Acresce que se nos afigura irrespondível o argumento invocado pela apelada, quando refere nas suas contra-alegações que “o averiguador contratado pela Apelada para efectuar a averiguação não possui, como é evidente, qualquer mandato daquela para negociar o que quer que seja, nem tão pouco para apresentar eventuais valores indemnizatórios à A”. E ainda: “uma negociação, não só consiste numa apresentação de propostas e contrapropostas, como também terá que haver capacidade negocial para quem apresenta o recebe propostas ou contrapropostas, respectivamente. De referir ainda que, quem tinha capacidade negocial para apresentar um qualquer tipo de proposta à A. com vista à solução do litígio, não o fez.
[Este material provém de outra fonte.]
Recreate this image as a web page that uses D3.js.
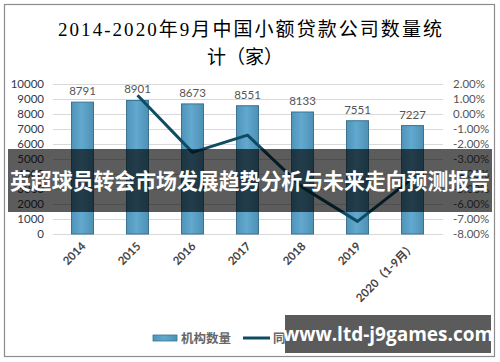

Não ocorreram conversações, diálogo, ou troca de correspondência concordando ou não com a tomada de posição da Apelada”.
Donde, também aqui a sentença recorrida não merece censura.
Finalmente, como não foi questionada a aplicação do direito aos factos provados, mas apenas na sequência da pretendida alteração destes, que não sucedeu, o recurso improcede integralmente.

V- DECISÃO

Por todo o exposto, este Tribunal da Relação de Guimarães decide julgar o recurso totalmente improcedente e confirma na íntegra a sentença recorrida.

Custas pela recorrente (art. 527º,1,2 CPC).

Data: 11.4.2024 

Relator (Afonso Cabral de Andrade)
1º Adjunto (Alcides Rodrigues)
2º Adjunto (Paulo Reis)


[1] Conselheiro Abrantes Geraldes, ob cit, fls. 286.